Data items
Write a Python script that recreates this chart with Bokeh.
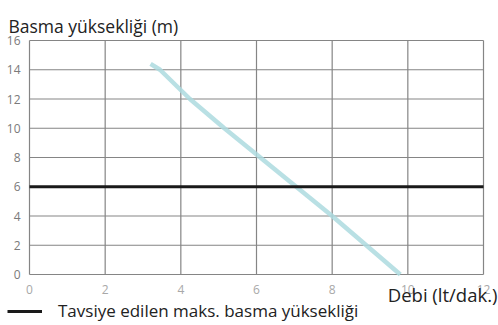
from bokeh.plotting import figure
from bokeh.models import Range1d, Label, Legend, LegendItem, ColumnDataSource
from bokeh.core.properties import value
from bokeh.embed import file_html
from bokeh.resources import INLINE

# Data
flow = [3.2, 3.45, 4.24, 5.15, 6.1, 7.05, 8.0, 8.9, 9.8]
head = [14.4, 14.0, 12.0, 10.0, 8.0, 6.0, 4.0, 2.0, 0.0]
rec_x = [0, 12]
rec_y = [6, 6]
x_ticks = [0, 2, 4, 6, 8, 10, 12]
y_ticks = [0, 2, 4, 6, 8, 10, 12, 14, 16]
title_txt = "Basma yüksekliği (m)"
xlabel_txt = "Debi (lt/dak.)"
legend_txt = "Tavsiye edilen maks. basma yüksekliği"

FONT = "Open Sans"
W, H = 498, 325
# pixel placement of the plotting area inside the canvas
PX0, PX1 = 29, 483   # x = 0 .. 12
PY0, PY1 = 274, 40   # y = 0 .. 16 (from top)
xmin, xmax = x_ticks[0], x_ticks[-1]
ymin, ymax = y_ticks[0], y_ticks[-1]
sx = (PX1 - PX0) / (xmax - xmin)
sy = (PY0 - PY1) / (ymax - ymin)
x_range = Range1d(xmin - PX0 / sx, xmax + (W - PX1) / sx)
y_range = Range1d(ymin - (H - PY0) / sy, ymax + PY1 / sy)

p = figure(width=W, height=H, output_backend="svg", toolbar_location=None,
           x_range=x_range, y_range=y_range, min_border=0)
p.axis.visible = False
p.grid.visible = False
p.outline_line_color = None

# grid lines from the tick arrays
vx = ColumnDataSource(dict(x=x_ticks, y0=[ymin] * len(x_ticks), y1=[ymax] * len(x_ticks)))
hy = ColumnDataSource(dict(y=y_ticks, x0=[xmin] * len(y_ticks), x1=[xmax] * len(y_ticks)))
p.segment(x0="x", x1="x", y0="y0", y1="y1", source=vx, line_color="#858585", line_width=1.2)
p.segment(x0="x0", x1="x1", y0="y", y1="y", source=hy, line_color="#858585", line_width=1.2)

# tick labels
yl = ColumnDataSource(dict(x=[xmin - 9 / sx] * len(y_ticks), y=y_ticks,
                           t=[str(v) for v in y_ticks]))
p.text(x="x", y="y", text="t", source=yl, text_align="right", text_baseline="middle",
       text_font=value(FONT), text_font_size="12px", text_color="#7a7a7a")
xl = ColumnDataSource(dict(x=x_ticks, y=[ymin - 15 / sy] * len(x_ticks),
                           t=[str(v) for v in x_ticks]))
p.text(x="x", y="y", text="t", source=xl, text_align="center", text_baseline="middle",
       text_font=value(FONT), text_font_size="12px", text_color="#a8a8a8")

# series
p.line(flow, head, line_color="#addadf", line_width=4.5, line_alpha=0.85)
rec = p.line(rec_x, rec_y, line_color="#1a1a1a", line_width=3)

# texts
p.add_layout(Label(x=xmin - 21 / sx, y=ymax + 15 / sy, text=title_txt, text_align="left",
                   text_baseline="alphabetic", text_font=FONT, text_font_size="17.5px",
                   text_color="#222222"))
p.add_layout(Label(x=xmax + 14 / sx, y=ymin - 20 / sy, text=xlabel_txt, text_align="right",
                   text_baseline="alphabetic", text_font=FONT, text_font_size="18.5px",
                   text_color="#222222"))

legend = Legend(items=[LegendItem(label=legend_txt, renderers=[rec])],
                location=(7, 3), orientation="horizontal",
                background_fill_alpha=0, border_line_color=None,
                padding=0, margin=0, glyph_width=35, glyph_height=20, label_height=20,
                label_standoff=16, label_text_font=FONT, label_text_font_size="17px",
                label_text_color="#222222", label_text_baseline="middle")
p.add_layout(legend)

open("out.html", "w").write(file_html(p, INLINE))
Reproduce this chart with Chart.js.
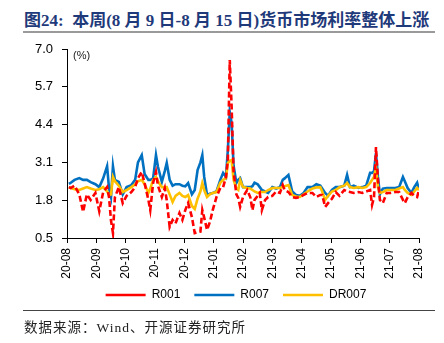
<!DOCTYPE html>
<html>
<head>
<meta charset="utf-8">
<script src="https://cdn.jsdelivr.net/npm/chart.js@4.4.1/dist/chart.umd.min.js"></script>
<style>
body { margin: 0; background: #fff; width: 444px; height: 343px; position: relative; overflow: hidden; }
#title { position: absolute; left: 24px; top: 6px; font: bold 17px "Liberation Serif", "Noto Sans CJK SC", serif; color: #1f3a7a; white-space: nowrap; }
#rule1 { position: absolute; left: 23px; top: 31px; width: 412px; height: 2px; background: #9a9a9a; }
#wrap { position: absolute; left: 0; top: 30px; width: 444px; height: 287px; }
#rule2 { position: absolute; left: 23px; top: 310px; width: 412px; height: 1px; background: #444; z-index: 2; }
#source { position: absolute; left: 24px; top: 316px; font: 13.5px "Liberation Serif", "Noto Sans CJK SC", serif; letter-spacing: 1px; color: #222; white-space: nowrap; z-index: 2; }
</style>
</head>
<body>
<div id="title">图24:&nbsp; 本周(8 月 9 日-8 月 15 日)货币市场利率整体上涨</div>
<div id="rule1"></div>
<div id="wrap"><canvas id="chart"></canvas></div>
<div id="rule2"></div>
<div id="source">数据来源：Wind、开源证券研究所</div>
<script>
// 日期（近似读取）
const dates = [
    '2020-08-03', '2020-08-05', '2020-08-09', '2020-08-14', '2020-08-18', '2020-08-22', '2020-08-26', '2020-08-31',
    '2020-09-04', '2020-09-08', '2020-09-12', '2020-09-14', '2020-09-16', '2020-09-18', '2020-09-20', '2020-09-24', '2020-09-28',
    '2020-10-02', '2020-10-07', '2020-10-11', '2020-10-14', '2020-10-18', '2020-10-21', '2020-10-25', '2020-10-27', '2020-10-30',
    '2020-11-02', '2020-11-04', '2020-11-08', '2020-11-11', '2020-11-13', '2020-11-16', '2020-11-19', '2020-11-22', '2020-11-26', '2020-11-29',
    '2020-12-02', '2020-12-05', '2020-12-09', '2020-12-12', '2020-12-15', '2020-12-18', '2020-12-20', '2020-12-22', '2020-12-25', '2020-12-28', '2020-12-31',
    '2021-01-04', '2021-01-08', '2021-01-11', '2021-01-14', '2021-01-16', '2021-01-18', '2021-01-20', '2021-01-22', '2021-01-25', '2021-01-27', '2021-01-29',
    '2021-02-01', '2021-02-05', '2021-02-08', '2021-02-10', '2021-02-12', '2021-02-15', '2021-02-17', '2021-02-19', '2021-02-22', '2021-02-25',
    '2021-03-01', '2021-03-05', '2021-03-09', '2021-03-12', '2021-03-14', '2021-03-18', '2021-03-22', '2021-03-26', '2021-03-30',
    '2021-04-03', '2021-04-07', '2021-04-12', '2021-04-16', '2021-04-20', '2021-04-22', '2021-04-25', '2021-04-28',
    '2021-05-02', '2021-05-06', '2021-05-10', '2021-05-15', '2021-05-18', '2021-05-21', '2021-05-25', '2021-05-30',
    '2021-06-03', '2021-06-07', '2021-06-11', '2021-06-13', '2021-06-15', '2021-06-17', '2021-06-19', '2021-06-21', '2021-06-24', '2021-06-28',
    '2021-07-02', '2021-07-07', '2021-07-11', '2021-07-15', '2021-07-17', '2021-07-20', '2021-07-24', '2021-07-27', '2021-07-30', '2021-08-01'
];

const r001 = [
    2.25, 2.22, 2.30, 2.00, 1.40, 2.00, 1.81, 2.05,
    1.42, 2.08, 2.25, 1.90, 1.10, 0.67, 1.90, 2.25, 1.70,
    1.95, 2.08, 2.25, 2.56, 2.77, 2.39, 1.81, 1.46, 2.39,
    2.77, 2.30, 1.91, 2.22, 1.80, 0.88, 1.12, 1.00, 1.36, 1.12,
    1.46, 1.70, 1.22, 0.67, 0.70, 0.72, 1.46, 1.20, 0.78, 1.05, 1.46,
    1.91, 2.22, 2.25, 2.60, 3.20, 6.62, 5.00, 2.80, 2.00, 1.88, 1.57,
    1.91, 2.15, 1.90, 1.46, 1.81, 1.95, 2.05, 1.46, 1.80, 1.91,
    1.95, 2.10, 2.05, 2.32, 2.15, 2.08, 1.91, 1.88, 1.91,
    1.98, 2.05, 2.05, 1.91, 1.98, 1.98, 1.57, 1.70,
    1.85, 2.08, 1.95, 2.15, 2.10, 2.08, 2.05, 2.08,
    2.05, 2.10, 2.15, 1.64, 1.91, 3.63, 2.50, 1.81, 1.70, 2.05,
    2.05, 2.08, 2.08, 1.81, 1.70, 1.90, 2.05, 1.95, 1.91, 2.15
];

const r007 = [
    2.36, 2.40, 2.50, 2.56, 2.50, 2.50, 2.42, 2.35,
    2.25, 2.55, 2.97, 2.20, 1.91, 2.97, 2.50, 2.43, 2.00,
    2.25, 2.32, 2.50, 3.10, 3.35, 2.70, 2.50, 2.50, 2.55,
    3.35, 2.95, 2.43, 2.80, 3.08, 2.50, 2.30, 2.35, 2.35, 2.30,
    2.28, 2.39, 2.00, 2.15, 2.84, 3.10, 3.35, 2.60, 1.98, 2.02, 2.05,
    2.10, 2.50, 2.74, 2.60, 3.53, 4.83, 4.45, 3.00, 2.39, 2.50, 2.56,
    2.25, 2.25, 2.25, 2.28, 2.40, 2.35, 2.25, 2.15, 2.10, 2.05,
    2.25, 2.20, 2.25, 2.50, 2.55, 2.67, 2.10, 1.98, 1.95,
    2.05, 2.25, 2.25, 2.35, 2.30, 2.20, 2.05, 1.95,
    2.15, 2.25, 2.25, 2.30, 2.67, 2.25, 2.30, 2.22,
    2.25, 2.30, 2.74, 2.74, 2.80, 3.42, 2.60, 2.00, 2.20, 2.22,
    2.22, 2.22, 2.25, 2.60, 2.45, 2.22, 2.05, 2.25, 2.40, 2.15
];

const dr007 = [
    2.25, 2.22, 2.18, 2.15, 2.20, 2.25, 2.20, 2.15,
    2.18, 2.25, 2.10, 1.98, 2.00, 2.60, 2.45, 2.30, 2.08,
    2.15, 2.25, 2.35, 2.45, 2.50, 2.35, 2.05, 2.20, 2.50,
    2.60, 2.45, 2.25, 2.25, 2.25, 2.00, 1.74, 1.95, 2.05, 1.95,
    1.91, 1.98, 1.60, 1.50, 1.85, 2.10, 2.39, 2.15, 1.91, 2.00, 2.05,
    2.08, 2.40, 2.50, 2.55, 3.08, 3.15, 3.18, 2.50, 2.20, 2.15, 2.50,
    2.25, 2.22, 2.20, 2.15, 2.10, 2.05, 2.07, 2.08, 2.08, 2.15,
    2.22, 2.22, 2.22, 2.25, 2.28, 2.32, 1.98, 1.93, 1.91,
    2.00, 2.10, 2.20, 2.24, 2.25, 2.10, 1.81, 1.95,
    2.10, 2.15, 2.25, 2.30, 2.39, 2.25, 2.22, 2.25,
    2.22, 2.25, 2.39, 2.50, 2.60, 2.94, 2.25, 2.05, 2.08, 2.15,
    2.15, 2.15, 2.20, 2.25, 2.15, 2.05, 1.98, 2.10, 2.22, 2.15
];

const monthLabels = ['20-08', '20-09', '20-10', '20-11', '20-12', '21-01', '21-02',
    '21-03', '21-04', '21-05', '21-06', '21-07', '21-08'];
const yTicks = [0.5, 1.8, 3.1, 4.4, 5.7, 7.0];

// fecha -> posición en meses desde 2020-08
function monthPos(d) {
    const [y, m, day] = d.split('-').map(Number);
    const dim = new Date(y, m, 0).getDate();
    return (y - 2020) * 12 + (m - 8) + (day - 1) / dim;
}
const toPoints = vals => vals.map((v, i) => ({ x: monthPos(dates[i]), y: v }));

const font = { family: '"Liberation Sans", Arial, sans-serif' };

// "(%)" dentro del área + leyenda desplazada
const extras = {
    id: 'extras',
    afterLayout(chart) {
        const lg = chart.legend;
        if (lg) {
            lg.left = 53;
            lg.top -= 6;
            lg.bottom -= 6;
        }
    },
    afterDraw(chart) {
        const { ctx, chartArea } = chart;
        ctx.save();
        ctx.font = '11px "Liberation Sans", Arial, sans-serif';
        ctx.fillStyle = '#222';
        ctx.textBaseline = 'top';
        ctx.fillText('(%)', chartArea.left + 6, chartArea.top + 1);
        ctx.restore();
    }
};

new Chart(document.getElementById('chart'), {
    type: 'line',
    data: {
        datasets: [
            {
                label: 'R001', data: toPoints(r001), borderColor: '#ff0000', backgroundColor: '#ff0000',
                borderWidth: 2.6, borderDash: [6, 3], pointRadius: 0, pointStyle: 'line', order: 0
            },
            {
                label: 'R007', data: toPoints(r007), borderColor: '#0070c0', backgroundColor: '#0070c0',
                borderWidth: 2.6, pointRadius: 0, pointStyle: 'line', order: 2
            },
            {
                label: 'DR007', data: toPoints(dr007), borderColor: '#ffc000', backgroundColor: '#ffc000',
                borderWidth: 2.6, pointRadius: 0, pointStyle: 'line', order: 1
            }
        ]
    },
    options: {
        responsive: true,
        maintainAspectRatio: false,
        animation: false,
        layout: { padding: { left: 0, right: 25, top: 19, bottom: 0 } },
        scales: {
            x: {
                type: 'linear', min: 0, max: 12,
                afterBuildTicks: scale => { scale.ticks = monthLabels.map((_, i) => ({ value: i })); },
                afterFit: scale => { scale.height = 43; },
                grid: { drawOnChartArea: false, drawTicks: true, tickLength: 5, color: '#000' },
                border: { color: '#000', width: 1 },
                ticks: {
                    autoSkip: false, maxRotation: 90, minRotation: 90, padding: 5,
                    color: '#000', font: { ...font, size: 12 },
                    callback: v => monthLabels[v]
                }
            },
            y: {
                min: 0.5, max: 7.0,
                afterBuildTicks: scale => { scale.ticks = yTicks.map(v => ({ value: v })); },
                afterFit: scale => { scale.width = 67; },
                grid: { drawOnChartArea: false, drawTicks: true, tickLength: 5, color: '#000' },
                border: { color: '#000', width: 1 },
                ticks: {
                    padding: 9, color: '#000', font: { ...font, size: 13 },
                    callback: v => v.toFixed(1)
                }
            }
        },
        plugins: {
            legend: {
                position: 'bottom',
                labels: {
                    usePointStyle: true, pointStyleWidth: 40, padding: 14,
                    color: '#000', font: { ...font, size: 12 },
                    sort: (a, b) => a.datasetIndex - b.datasetIndex
                }
            },
            tooltip: { enabled: false }
        }
    },
    plugins: [extras]
});
</script>
</body>
</html>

• _Task goal_:
Repeat only the lines between the start of the data and the line with "from bokeh.resources import INLINE", including those two lines, and skip the pictures.

• _Final answer_:
Write a Python script that recreates this chart with Bokeh.
from bokeh.plotting import figure
from bokeh.models import Range1d, Label, Legend, LegendItem, ColumnDataSource
from bokeh.core.properties import value
from bokeh.embed import file_html
from bokeh.resources import INLINE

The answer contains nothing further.